▶ [Records provided]:
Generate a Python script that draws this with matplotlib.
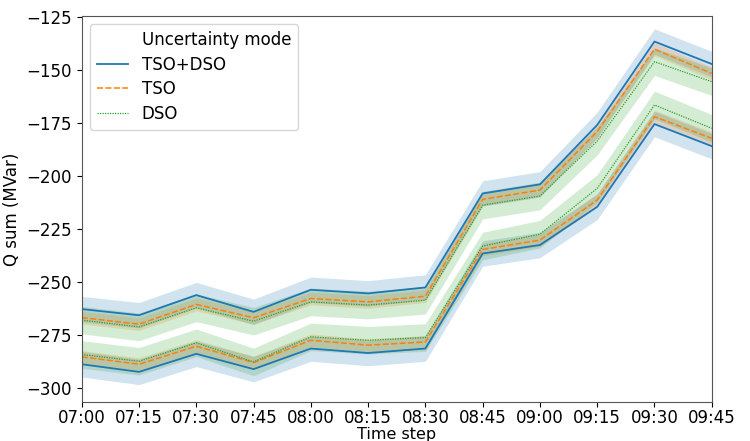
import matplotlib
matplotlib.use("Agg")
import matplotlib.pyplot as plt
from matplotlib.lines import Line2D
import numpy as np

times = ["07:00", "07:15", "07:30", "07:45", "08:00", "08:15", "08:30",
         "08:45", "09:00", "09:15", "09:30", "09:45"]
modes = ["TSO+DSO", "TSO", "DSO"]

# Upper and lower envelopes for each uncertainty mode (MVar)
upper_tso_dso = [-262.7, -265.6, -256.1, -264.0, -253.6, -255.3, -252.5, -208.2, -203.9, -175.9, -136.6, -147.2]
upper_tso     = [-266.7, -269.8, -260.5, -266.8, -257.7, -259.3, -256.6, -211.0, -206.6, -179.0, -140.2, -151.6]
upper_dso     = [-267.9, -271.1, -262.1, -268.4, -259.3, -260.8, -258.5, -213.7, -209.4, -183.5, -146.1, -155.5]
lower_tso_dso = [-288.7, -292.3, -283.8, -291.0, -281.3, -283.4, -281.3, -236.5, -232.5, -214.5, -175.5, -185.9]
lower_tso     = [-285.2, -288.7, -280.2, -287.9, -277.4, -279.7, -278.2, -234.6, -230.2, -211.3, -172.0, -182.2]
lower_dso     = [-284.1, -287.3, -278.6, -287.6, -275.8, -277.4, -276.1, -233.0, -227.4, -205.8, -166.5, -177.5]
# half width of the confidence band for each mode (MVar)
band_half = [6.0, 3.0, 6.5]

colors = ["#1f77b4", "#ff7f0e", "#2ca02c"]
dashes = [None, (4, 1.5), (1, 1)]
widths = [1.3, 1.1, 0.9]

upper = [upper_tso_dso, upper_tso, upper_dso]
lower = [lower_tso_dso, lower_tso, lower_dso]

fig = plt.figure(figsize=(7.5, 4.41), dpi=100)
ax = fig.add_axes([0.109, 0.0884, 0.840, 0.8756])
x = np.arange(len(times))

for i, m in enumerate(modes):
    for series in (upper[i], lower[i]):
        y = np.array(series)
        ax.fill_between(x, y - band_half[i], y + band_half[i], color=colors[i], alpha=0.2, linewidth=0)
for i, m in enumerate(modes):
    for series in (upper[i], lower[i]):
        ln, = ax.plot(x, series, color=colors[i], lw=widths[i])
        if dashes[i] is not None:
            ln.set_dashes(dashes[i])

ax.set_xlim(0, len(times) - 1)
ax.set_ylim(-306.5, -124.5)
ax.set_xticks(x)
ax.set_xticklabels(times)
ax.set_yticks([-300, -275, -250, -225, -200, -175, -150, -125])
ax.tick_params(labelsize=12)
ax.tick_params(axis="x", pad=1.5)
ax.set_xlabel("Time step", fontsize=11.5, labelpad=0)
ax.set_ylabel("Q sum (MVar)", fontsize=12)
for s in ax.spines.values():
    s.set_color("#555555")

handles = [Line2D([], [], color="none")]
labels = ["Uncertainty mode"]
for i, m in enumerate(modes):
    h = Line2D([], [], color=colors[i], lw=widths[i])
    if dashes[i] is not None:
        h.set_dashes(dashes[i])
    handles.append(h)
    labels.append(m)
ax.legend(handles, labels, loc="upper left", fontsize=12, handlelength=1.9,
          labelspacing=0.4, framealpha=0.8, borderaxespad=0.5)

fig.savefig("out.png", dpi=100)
--
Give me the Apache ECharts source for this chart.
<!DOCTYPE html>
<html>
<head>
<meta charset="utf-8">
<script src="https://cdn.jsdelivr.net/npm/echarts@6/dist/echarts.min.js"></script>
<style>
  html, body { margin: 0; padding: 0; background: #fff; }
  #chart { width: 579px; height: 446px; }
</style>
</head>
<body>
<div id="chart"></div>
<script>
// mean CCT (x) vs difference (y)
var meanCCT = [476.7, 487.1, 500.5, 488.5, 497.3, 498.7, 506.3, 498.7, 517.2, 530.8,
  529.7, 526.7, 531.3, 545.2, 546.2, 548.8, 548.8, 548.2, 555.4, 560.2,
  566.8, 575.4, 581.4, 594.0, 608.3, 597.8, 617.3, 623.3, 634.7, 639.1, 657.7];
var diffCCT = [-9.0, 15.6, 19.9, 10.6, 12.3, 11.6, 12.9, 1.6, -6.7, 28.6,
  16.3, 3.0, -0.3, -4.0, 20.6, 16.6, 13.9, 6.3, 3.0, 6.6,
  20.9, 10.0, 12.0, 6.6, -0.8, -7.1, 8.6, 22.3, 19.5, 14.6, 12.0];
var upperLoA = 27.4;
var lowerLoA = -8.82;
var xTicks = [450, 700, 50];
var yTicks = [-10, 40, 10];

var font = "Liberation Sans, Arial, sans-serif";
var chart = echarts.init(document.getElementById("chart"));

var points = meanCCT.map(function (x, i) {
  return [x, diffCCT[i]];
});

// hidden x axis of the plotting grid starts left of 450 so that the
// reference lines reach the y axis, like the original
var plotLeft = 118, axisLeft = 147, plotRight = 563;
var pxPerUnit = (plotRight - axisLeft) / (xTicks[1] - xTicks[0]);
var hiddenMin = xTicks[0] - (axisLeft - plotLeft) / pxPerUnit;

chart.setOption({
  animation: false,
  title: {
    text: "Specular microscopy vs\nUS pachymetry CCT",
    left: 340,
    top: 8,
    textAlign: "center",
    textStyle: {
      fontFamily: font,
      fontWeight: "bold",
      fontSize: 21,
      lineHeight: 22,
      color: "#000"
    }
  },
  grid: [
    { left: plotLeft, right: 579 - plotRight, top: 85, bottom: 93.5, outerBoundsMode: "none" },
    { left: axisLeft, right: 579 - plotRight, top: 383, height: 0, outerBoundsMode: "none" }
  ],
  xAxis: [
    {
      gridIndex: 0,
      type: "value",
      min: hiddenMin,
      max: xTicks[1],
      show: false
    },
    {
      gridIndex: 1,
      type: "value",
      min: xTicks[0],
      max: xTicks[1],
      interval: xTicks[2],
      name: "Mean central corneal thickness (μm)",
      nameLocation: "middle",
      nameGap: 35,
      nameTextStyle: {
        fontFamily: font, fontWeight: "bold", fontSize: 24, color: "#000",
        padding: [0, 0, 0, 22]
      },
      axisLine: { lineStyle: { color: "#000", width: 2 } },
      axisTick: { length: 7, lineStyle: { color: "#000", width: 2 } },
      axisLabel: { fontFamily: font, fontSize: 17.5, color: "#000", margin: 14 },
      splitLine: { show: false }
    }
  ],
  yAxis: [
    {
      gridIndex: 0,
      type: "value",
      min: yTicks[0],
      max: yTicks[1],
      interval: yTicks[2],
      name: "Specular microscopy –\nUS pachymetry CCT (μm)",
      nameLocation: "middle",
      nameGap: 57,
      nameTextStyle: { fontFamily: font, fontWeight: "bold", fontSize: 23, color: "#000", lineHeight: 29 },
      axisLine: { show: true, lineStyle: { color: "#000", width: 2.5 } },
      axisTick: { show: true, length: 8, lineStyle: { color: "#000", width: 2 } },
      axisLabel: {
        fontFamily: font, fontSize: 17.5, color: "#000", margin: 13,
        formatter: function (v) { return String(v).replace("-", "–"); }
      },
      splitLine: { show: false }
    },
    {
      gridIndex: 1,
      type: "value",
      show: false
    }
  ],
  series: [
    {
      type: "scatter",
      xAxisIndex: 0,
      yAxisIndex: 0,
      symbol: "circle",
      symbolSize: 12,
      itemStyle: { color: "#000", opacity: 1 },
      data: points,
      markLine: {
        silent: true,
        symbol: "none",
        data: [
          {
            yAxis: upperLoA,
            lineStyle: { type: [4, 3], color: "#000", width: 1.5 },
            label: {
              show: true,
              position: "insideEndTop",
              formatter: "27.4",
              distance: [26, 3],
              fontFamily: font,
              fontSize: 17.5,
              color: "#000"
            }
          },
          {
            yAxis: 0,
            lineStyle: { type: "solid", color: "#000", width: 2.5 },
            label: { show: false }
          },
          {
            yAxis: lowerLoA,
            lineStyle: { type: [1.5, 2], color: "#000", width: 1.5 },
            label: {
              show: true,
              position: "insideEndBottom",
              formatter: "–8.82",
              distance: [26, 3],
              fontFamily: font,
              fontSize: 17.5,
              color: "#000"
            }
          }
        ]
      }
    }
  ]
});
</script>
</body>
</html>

▶ [Task requirements]:
Look over the material above and show each line where "script" appears.

▶ [Complete answer]:
Generate a Python script that draws this with matplotlib.
<script src="https://cdn.jsdelivr.net/npm/echarts@6/dist/echarts.min.js"></script>
<script>
</script>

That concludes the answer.